He was a stern man, but seemingly I got by being on his sweet side. He had the greatest smile that lit up the rest of his face like the Fourth of July. And boy did that face light up when he saw his granddaughters. Yup, apparently girls run in the family because there were 5 born before the first baby boy came around, and he was appropriately named James. (Same deal on my Mom's side...there were 4 girls born before the first boy appeared!) You know now that I am seriously hoping for a little girl...hell, I'd even settle for 2 of them. Anyway, back to my story...
I wasn't the first granddaughter on Pappy's side of the family, I was the third. So maybe his roughness got used up on the first two, but there was always a sweet spot in Pappy's heart for me. One year (I was maybe 10), I remember having Christmas at his and my grandmother's house and all the grandkids got presents of course. But after the last present was opened and the living room cleared, Pappy said, "Phyllis (my grandmother), one present didn't get opened! Niki, do you see it under the tree?" I stooped and saw nothing and told him so. Then he got that silly grin on his face and said, "What if you look IN the tree?" I circled the tree and immediately spotted a long box and pulled it out. It had my name on it! He smiled and urged me to open it and inside was a gold chain necklace that was beautiful and at 10 years old, it was the most expensive necklace I had! I ran to him with a great big hug and lots of kisses! What a happy Christmas that was, and not just because of the present, but the man behind the present. I still have it to this day and even though it is tarnished I can't bring my self to get rid of it because of the memories it holds.
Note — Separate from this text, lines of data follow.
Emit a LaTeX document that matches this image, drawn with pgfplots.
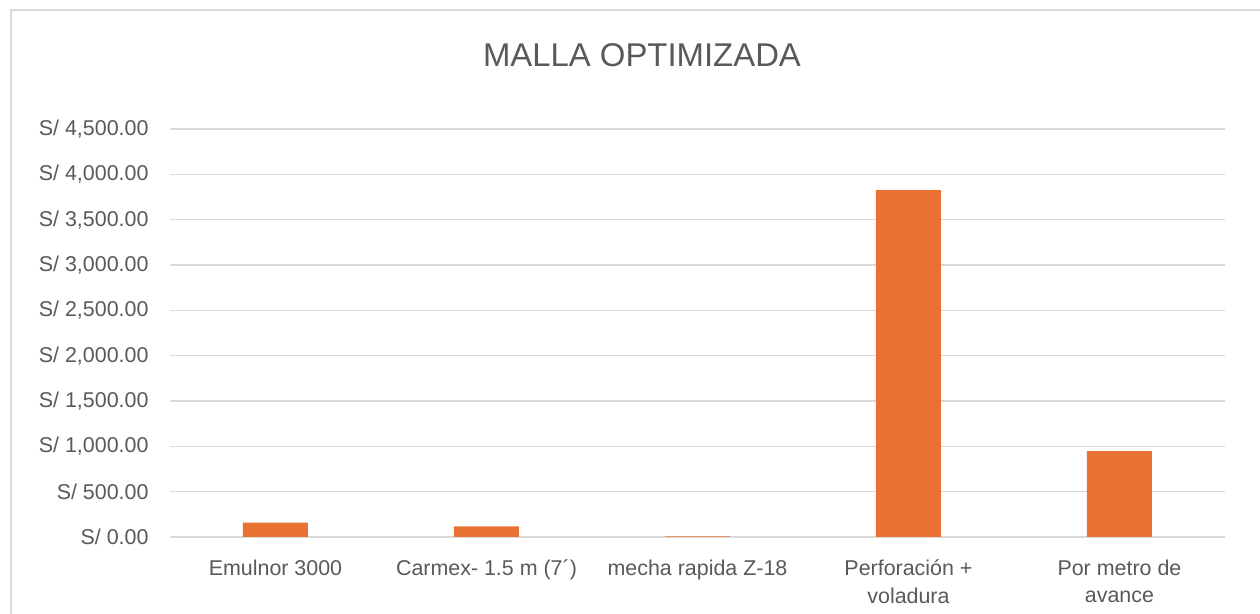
\documentclass[border=0pt]{standalone}
\usepackage{pgfplots}
\pgfplotsset{compat=1.18}
\usepackage{fontspec}
\setmainfont{Liberation Sans}
\definecolor{barorange}{HTML}{E97132}
\definecolor{gridgray}{HTML}{D9D9D9}
\definecolor{txtgray}{HTML}{595959}
\begin{document}
\begin{tikzpicture}[x=1bp,y=1bp]
\useasboundingbox (0,0) rectangle (1260,614);
\draw[gridgray, line width=1.5bp] (11,0) -- (11,604) -- (1260,604);
\node[txtgray, font=\fontsize{33}{40}\selectfont] at (642,559) {MALLA OPTIMIZADA};
\begin{axis}[
  at={(170bp,77bp)}, anchor=south west,
  scale only axis,
  width=1055bp, height=408bp,
  xmin=-0.5, xmax=4.5,
  ymin=0, ymax=4500,
  axis x line*=bottom,
  axis y line*=left,
  x axis line style={gridgray, line width=1.5bp},
  y axis line style={draw=none},
  ytick={0,500,...,4500},
  yticklabels={S/ 0.00,S/ 500.00,S/ 1{,}000.00,S/ 1{,}500.00,S/ 2{,}000.00,S/ 2{,}500.00,S/ 3{,}000.00,S/ 3{,}500.00,S/ 4{,}000.00,S/ 4{,}500.00},
  ymajorgrids,
  grid style={gridgray, line width=1.5bp},
  major tick length=0pt,
  xtick={0,1,2,3,4},
  xticklabels={Emulnor 3000, Carmex- 1.5 m (7´), mecha rapida Z-18, Perforación +\\voladura, Por metro de\\avance},
  xticklabel style={align=center, font=\fontsize{21.5}{28}\selectfont, text=txtgray, anchor=north, yshift=-19bp},
  yticklabel style={font=\fontsize{21.5}{24}\selectfont, text=txtgray, anchor=east, xshift=-18bp},
  /pgf/number format/assume math mode=true,
  clip=false,
]
\addplot[ybar, bar width=65bp, fill=barorange, draw=none] coordinates {
  (0,158) (1,118) (2,8) (3,3827) (4,948)
};
\end{axis}
\end{tikzpicture}
\end{document}
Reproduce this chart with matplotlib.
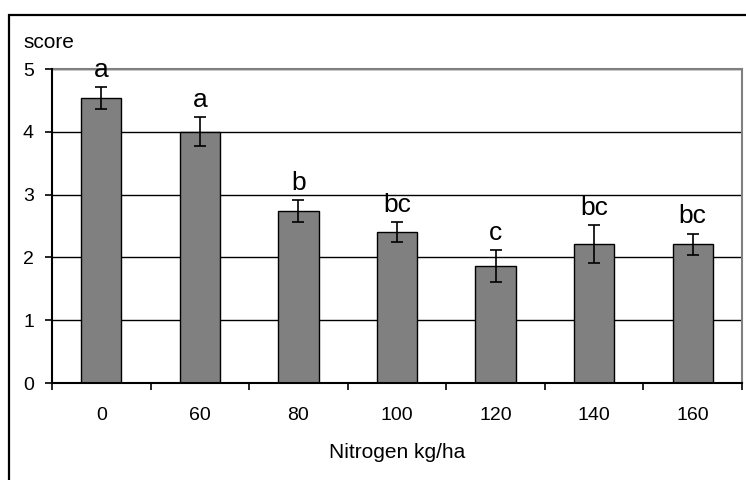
import numpy as np
import matplotlib.pyplot as plt
from matplotlib.patches import Rectangle
from matplotlib.ticker import FixedLocator, NullFormatter

plt.rcParams['font.family'] = ['Liberation Sans', 'DejaVu Sans']

# nitrogen rate vs score
rates = ['0', '60', '80', '100', '120', '140', '160']
score = [4.54, 4.00, 2.74, 2.40, 1.86, 2.21, 2.21]
err = [0.17, 0.23, 0.17, 0.16, 0.25, 0.30, 0.17]
letters = ['a', 'a', 'b', 'bc', 'c', 'bc', 'bc']

W, H = 746, 480
fig = plt.figure(figsize=(W / 100, H / 100), dpi=100)
ax = fig.add_axes([52 / W, 1 - 383 / H, 690 / W, 314 / H])

x = np.arange(len(rates))
ax.bar(x, score, width=0.41, color='#808080', edgecolor='black', linewidth=1, zorder=3)
ax.errorbar(x, score, yerr=err, fmt='none', ecolor='black', elinewidth=1.2,
            capsize=4, capthick=1.2, zorder=4)

for xi, s, e, l in zip(x, score, err, letters):
    ax.annotate(l, (xi, s + e), xytext=(0, 4), textcoords='offset points',
                ha='center', va='bottom', fontsize=19)

ax.set_xlim(-0.5, len(rates) - 0.5)
ax.set_ylim(0, 5)
ax.set_yticks(range(6))
ax.yaxis.grid(True, color='black', linewidth=1)
ax.set_axisbelow(True)

# category labels in the middle, tick marks between categories
ax.set_xticks(x)
ax.set_xticklabels(rates)
ax.xaxis.set_minor_locator(FixedLocator(np.arange(-0.5, len(rates), 1)))
ax.xaxis.set_minor_formatter(NullFormatter())
ax.tick_params(axis='x', which='major', length=0, pad=17, labelsize=14)
ax.tick_params(axis='x', which='minor', length=5, width=1.2, direction='out')
ax.tick_params(axis='y', length=5, width=1.2, direction='out', labelsize=14, pad=8)

for side in ['left', 'bottom']:
    ax.spines[side].set_linewidth(1.5)
    ax.spines[side].set_zorder(5)
for side in ['top', 'right']:
    ax.spines[side].set_color('#808080')
    ax.spines[side].set_linewidth(1.5)

ax.set_xlabel('Nitrogen kg/ha', fontsize=15)
ax.xaxis.label.set_va('center')
ax.xaxis.set_label_coords(0.5, -(453 - 383) / 314)
fig.text(23 / W, 1 - 42 / H, 'score', fontsize=15, ha='left', va='center')

# chart frame, runs off the right and bottom edges
fig.patches.append(Rectangle((8.5 / W, -0.1), 1.2, 1.1 - 14.5 / H, transform=fig.transFigure,
                             fill=False, edgecolor='black', linewidth=1.6))

fig.savefig('out.png', dpi=100)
And below is the poem my Dad once again read at his funeral that I wrote.
By Niki Vance (Rowe)
May 11, 1920 - March 24, 2001
The onery old man
that always had a gentle hand
A present hidden in the
A smart remark for
But a sweet smile and the smell of
mint chewing tobacco whenever hugged and kissed him
He watched me grow up and
I watched him grow older and
sick -- too sick.
I watched him struggle to
walk and breathe,
but he never forgot to tell me he
loved me and be onery to everyone around him.
But that's Pappy.
The last time I saw him,
he didn't see me.
He "held" my hand and I kissed
his balding head.
And when he released his final breath,
the nurse said to him,
"You did real good Bud."
He definitely did.
His family and friends are proof.
He did real good.
This is my Pappy and he is always remembered and loved, even though he isn't on earth anymore. I know he is giving Jesus a heck of a time up in Heaven! Love you!
How come my memoirs always reduce me to tears?! I guess meaningful memories do that.